HARNESSING THE CORNWALLIS RIVER TIDES (December 2/14)

With ocean levels rising, many communities along the Cornwallis River are definitely at risk, Kings North MLA John Lohr said in a recent column in this paper.

Lohr singled out Kentville, Port Williams and Meadowview as areas of concern, but he could have added that communities along the Habitant River, the Pereau River and the general area from Grand Pre and inland to the westward are at risk as well.

In fact, any communities, villages and towns along the edge of Minas Basin and along tributaries that run into the Basin will be affected one way or another by rising ocean levels.  Look at Wolfville, for example.  While high running dykes now protect the town, how long will they be effective when sea levels rise and we have sure-to-come storm surges?

John Lohr suggests that way one to tackle the problem of future flooding in his riding is to look at building a great aboiteau across the mouth of the Cornwallis River at Port Williams.  This is a good idea and it has been seriously considered before.  The concept of building an aboiteau near the mouth of the Cornwallis River was examined at least twice in years back; while sparsely documented, government records indicate some serious thinking went into building this aboiteau.

In 1912, for example, government records show that an “Act to Incorporate the Cornwallis Aboiteau Company” was passed on May 3.  The Act stated that the “general object and purpose’ of the Cornwallis Aboiteau Company was to construct an aboiteau across the Cornwallis River at Port Williams.  The aboiteau would replace the current bridge and control the river’s twice daily tides, at the same time creating many acres of upriver dykeland.

If I read government records correctly, public funding would have been available to build the aboiteau.  The Company incorporated by the Act had as its officer at least 10 of the more prominent citizens of Kings County as shareholders, all of whom were investing in the aboiteau.

Looking back over a century later, we know the aboiteau was never constructed.  The reason why is unknown.

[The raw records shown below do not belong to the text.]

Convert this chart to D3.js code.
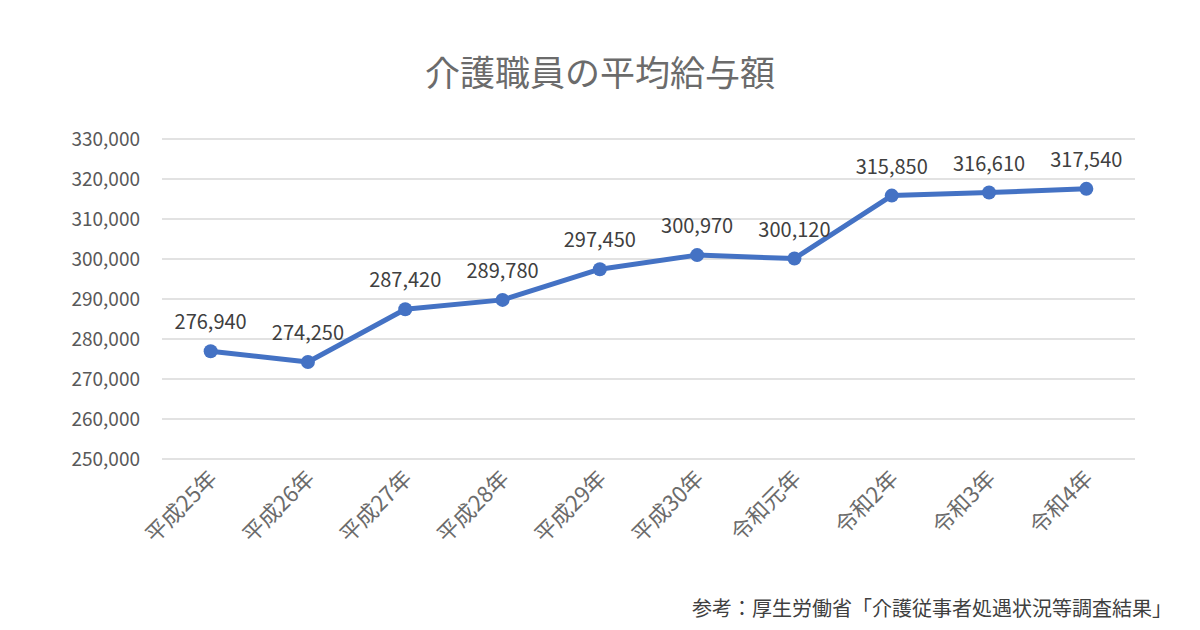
<!DOCTYPE html>
<html><head><meta charset="utf-8">
<script src="https://cdn.jsdelivr.net/npm/d3@7"></script>
<style>body{margin:0;background:#fff;font-family:"Noto Sans CJK JP","Noto Sans",sans-serif;}</style>
</head><body>
<svg id="chart" width="1200" height="630"></svg>
<script>
var categories = ["平成25年","平成26年","平成27年","平成28年","平成29年","平成30年","令和元年","令和2年","令和3年","令和4年"];
var salaries = [276940, 274250, 287420, 289780, 297450, 300970, 300120, 315850, 316610, 317540];
var yTicks = [250000, 260000, 270000, 280000, 290000, 300000, 310000, 320000, 330000];

var svg = d3.select("#chart");
var fmt = d3.format(",");

// 目盛り
var xScale = d3.scaleBand().domain(categories).range([162, 1135]);
var yScale = d3.scaleLinear().domain([250000, 330000]).range([459, 139]);

// タイトル
svg.append("text").attr("x", 600).attr("y", 86).attr("text-anchor", "middle")
    .style("font-size", "35px").attr("fill", "#6b6b6b").text("介護職員の平均給与額");

// グリッド線
svg.selectAll(".grid").data(yTicks).enter().append("line")
    .attr("x1", 162).attr("x2", 1135)
    .attr("y1", d => yScale(d)).attr("y2", d => yScale(d))
    .attr("stroke", "#d9d9d9").attr("stroke-width", 1.5);

// Y軸ラベル
svg.selectAll(".ylab").data(yTicks).enter().append("text")
    .attr("x", 140).attr("y", d => yScale(d) + 7).attr("text-anchor", "end")
    .style("font-size", "19px").attr("fill", "#595959").text(d => fmt(d));

// X軸ラベル
svg.selectAll(".xlab").data(categories).enter().append("text")
    .attr("transform", d => "translate(" + (xScale(d) + xScale.bandwidth() / 2 + 8) + ",480) rotate(-45)")
    .attr("text-anchor", "end")
    .style("font-size", "22px").attr("fill", "#6b6b6b").text(d => d);

// 折れ線
var cx = (d, i) => xScale(categories[i]) + xScale.bandwidth() / 2;
svg.append("path").datum(salaries)
    .attr("fill", "none").attr("stroke", "#4472C4").attr("stroke-width", 5)
    .attr("stroke-linejoin", "round")
    .attr("d", d3.line().x(cx).y(d => yScale(d)));

svg.selectAll(".pt").data(salaries).enter().append("circle")
    .attr("cx", cx).attr("cy", d => yScale(d)).attr("r", 7).attr("fill", "#4472C4");

// データラベル
svg.selectAll(".dl").data(salaries).enter().append("text")
    .attr("x", cx).attr("y", d => yScale(d) - 22).attr("text-anchor", "middle")
    .style("font-size", "20px").attr("fill", "#404040").text(d => fmt(d));

// 出典
svg.append("text").attr("x", 1172).attr("y", 616).attr("text-anchor", "end")
    .style("font-size", "20px").attr("fill", "#404040").text("参考：厚生労働省「介護従事者処遇状況等調査結果」");
</script>
</body></html>
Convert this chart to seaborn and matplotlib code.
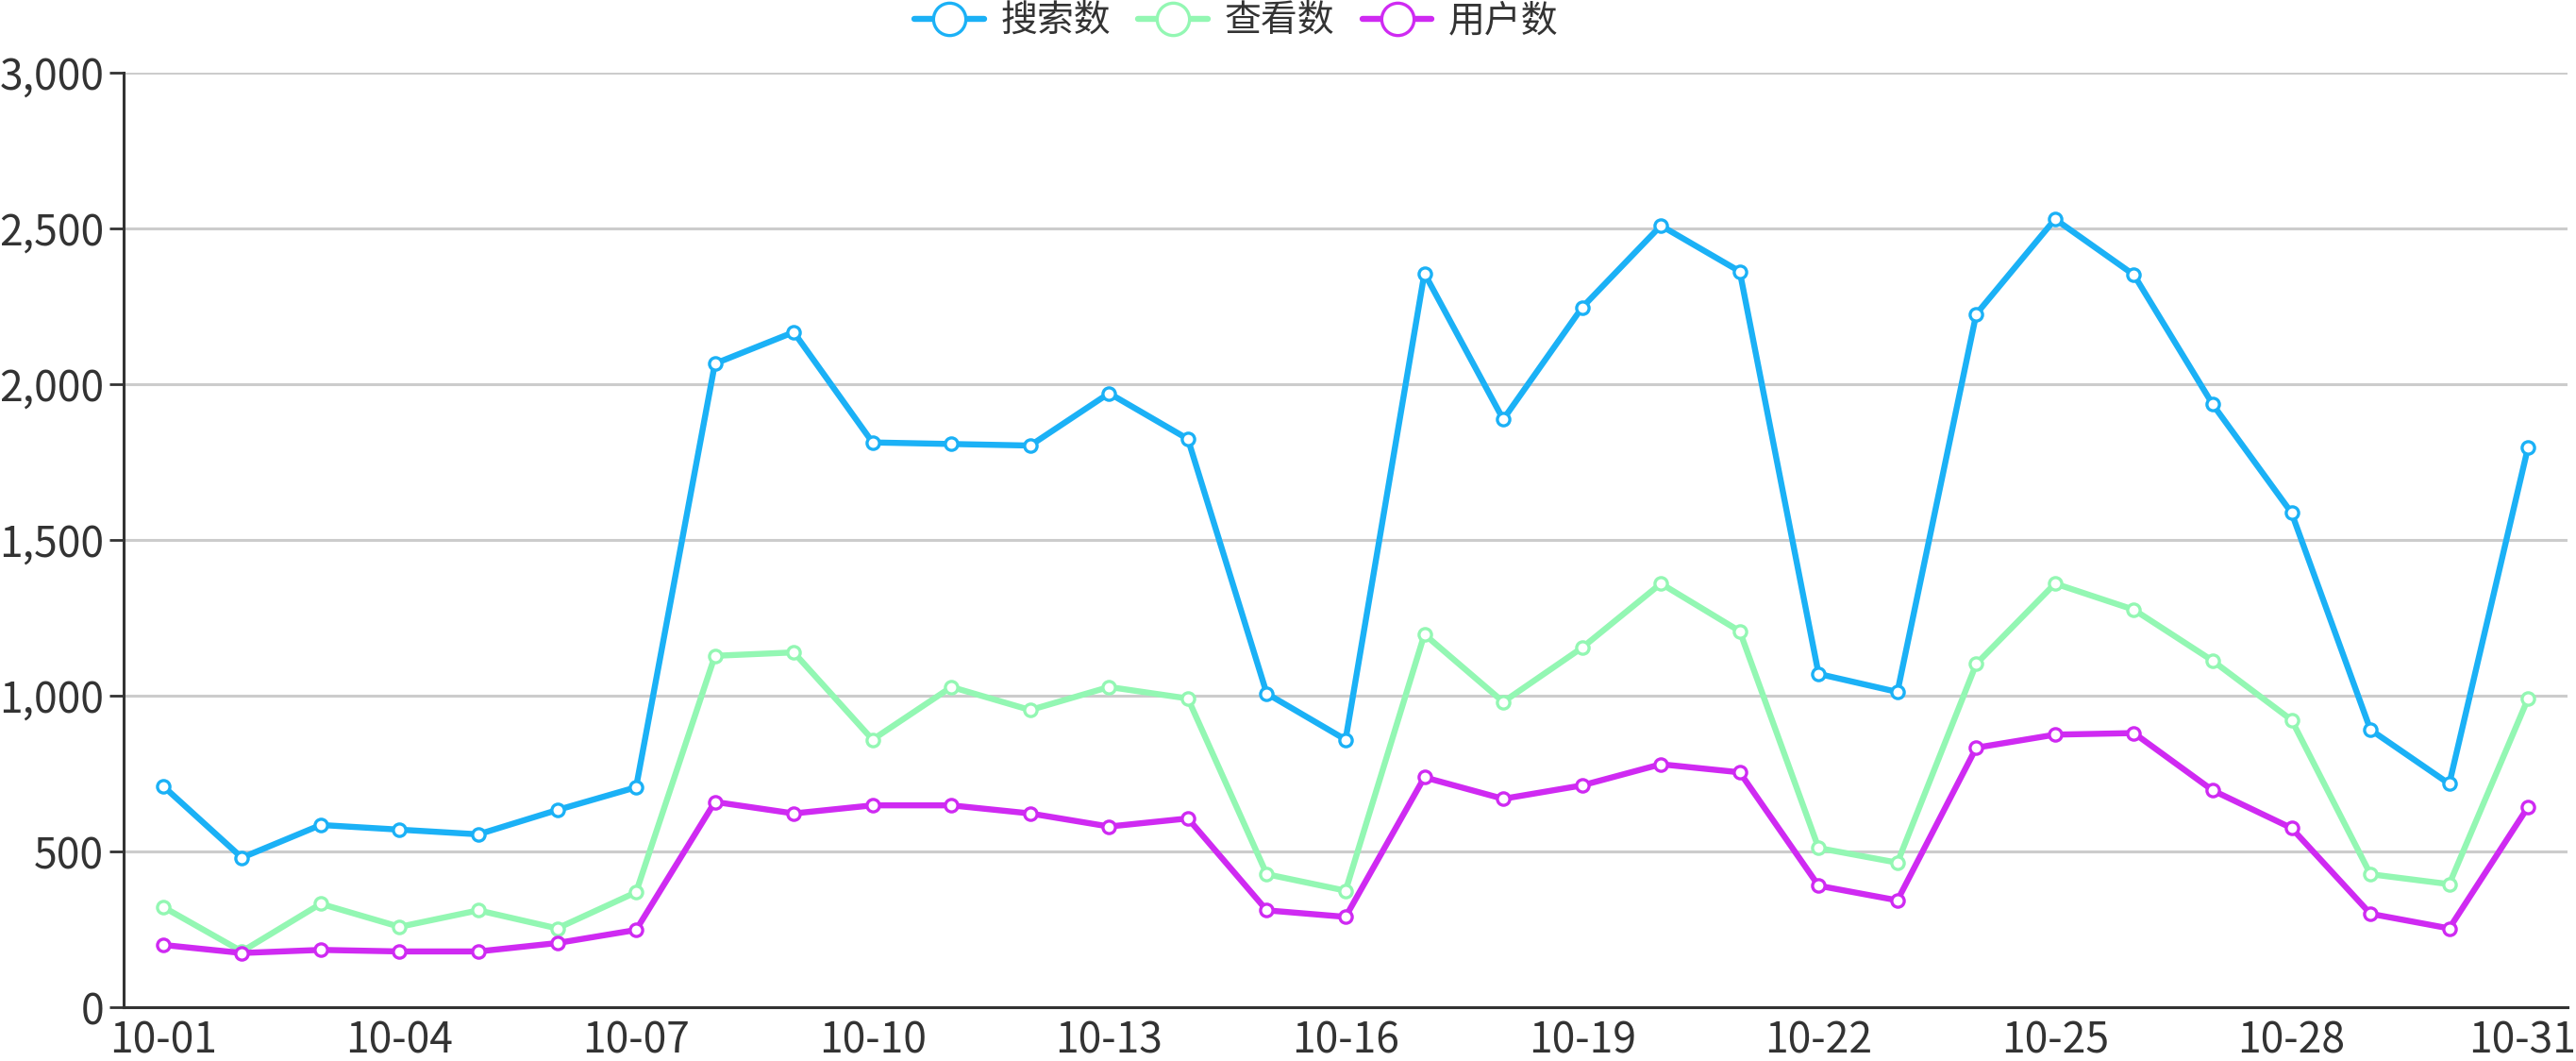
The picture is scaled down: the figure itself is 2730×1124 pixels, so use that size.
import matplotlib
matplotlib.use("Agg")
import matplotlib.pyplot as plt
import matplotlib.ticker as mticker
import matplotlib.transforms as mtransforms
import numpy as np
import pandas as pd
import seaborn as sns

sns.set_theme(style="white")
plt.rcParams['font.family'] = ['Noto Sans CJK SC', 'DejaVu Sans']

# дані
dates = ['10-%02d' % d for d in range(1, 32)]
search = [710, 480, 585, 570, 555, 633, 706, 2066, 2167, 1813, 1808, 1803, 1971, 1824, 1007, 859,
          2356, 1887, 2246, 2509, 2362, 1070, 1012, 2225, 2530, 2351, 1935, 1587, 891, 717, 1798]
views = [322, 179, 332, 258, 311, 253, 369, 1128, 1139, 859, 1028, 954, 1028, 991, 427, 374,
         1197, 980, 1154, 1360, 1207, 511, 464, 1102, 1360, 1276, 1112, 922, 427, 395, 991]
users = [200, 174, 184, 179, 179, 206, 248, 659, 622, 648, 648, 622, 580, 606, 311, 290,
         738, 669, 712, 780, 754, 390, 343, 833, 875, 880, 696, 575, 300, 253, 643]
names = ['搜索数', '查看数', '用户数']
colors = ['#1BB1F6', '#93F7B3', '#CF2AF2']

df = pd.DataFrame({'idx': np.arange(len(dates)), 'date': dates,
                   names[0]: search, names[1]: views, names[2]: users})

fig = plt.figure(figsize=(27.3, 11.24), dpi=100)
ax = fig.add_axes([0.048, 0.0507, 0.9487, 0.8808])

# синя зверху
for name, col, z in zip(names, colors, [4, 2, 3]):
    sns.lineplot(data=df, x='idx', y=name, ax=ax, label=name, color=col, linewidth=4.6,
                 marker='o', markersize=9.5, markerfacecolor='white', markeredgecolor=col,
                 markeredgewidth=2.4, zorder=z)

ax.set_xlim(-0.5, len(dates) - 0.5)
ax.set_ylim(0, 3000)
ax.set_xlabel('')
ax.set_ylabel('')

# осі
ax.set_yticks(np.arange(0, 3001, 500))
ax.yaxis.set_major_formatter(mticker.FuncFormatter(lambda v, p: f'{int(v):,}'))
ax.grid(axis='y', color='#cccccc', linewidth=2.2)
ax.grid(axis='x', visible=False)
ax.set_axisbelow(True)

ax.set_xticks(np.arange(-0.5, len(dates), 1.0))
ax.set_xticklabels([])
ax.set_xticks(np.arange(0, len(dates), 3), minor=True)
ax.set_xticklabels(dates[::3], minor=True)
ax.tick_params(axis='x', which='major', length=10, width=2, color='#333333', direction='out')
ax.tick_params(axis='x', which='minor', length=0, pad=9, labelsize=32, labelcolor='#333333')
ax.tick_params(axis='y', length=11, width=2, color='#333333', pad=4, labelsize=32,
               labelcolor='#333333', left=True)

# останній підпис трохи лівіше, щоб не обрізався
last = ax.get_xticklabels(minor=True)[-1]
last.set_transform(last.get_transform() + mtransforms.ScaledTranslation(-6 / 100, 0, fig.dpi_scale_trans))

for s in ['top', 'right']:
    ax.spines[s].set_visible(False)
for s in ['left', 'bottom']:
    ax.spines[s].set_color('#333333')
    ax.spines[s].set_linewidth(2.2)

handles, labels = ax.get_legend_handles_labels()
order = [labels.index(n) for n in names]
if ax.get_legend() is not None:
    ax.get_legend().remove()
leg = fig.legend([handles[i] for i in order], [labels[i] for i in order],
                 loc='upper center', bbox_to_anchor=(0.48, 1.005), ncol=3, frameon=False,
                 fontsize=28, handlelength=1.9, handletextpad=0.45, columnspacing=0.75,
                 markerscale=2.6, labelcolor='#333333', borderaxespad=0.1, borderpad=0.1)

fig.savefig('out.png', dpi=100)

A similar scheme was proposed even earlier.  Government records indicate that in 1865 an Act was passed to “provide for building an aboiteau across the Cornwallis River” at Port Williams.  The Act read that the Commissioner of Sewers for Kings County was authorised to “build and erect an aboiteau,” but it’s obvious from our viewpoint today that nothing was done.

Getting back to John Lohr’s proposal, he mentions as well the possibility of constructing an aboiteau from Starr’s Point to Wolfville.  It may surprise everyone that this idea was also considered more than a century ago, around 1865.  The Statutes of Nova Scotia for that year indicate an aboiteau was proposed across the mouth of the Cornwallis River. In his Kings County history, Arthur W. H. Eaton, quoting an earlier historian, says that the aboiteau would run from the “old French fort at Starr’s Point.”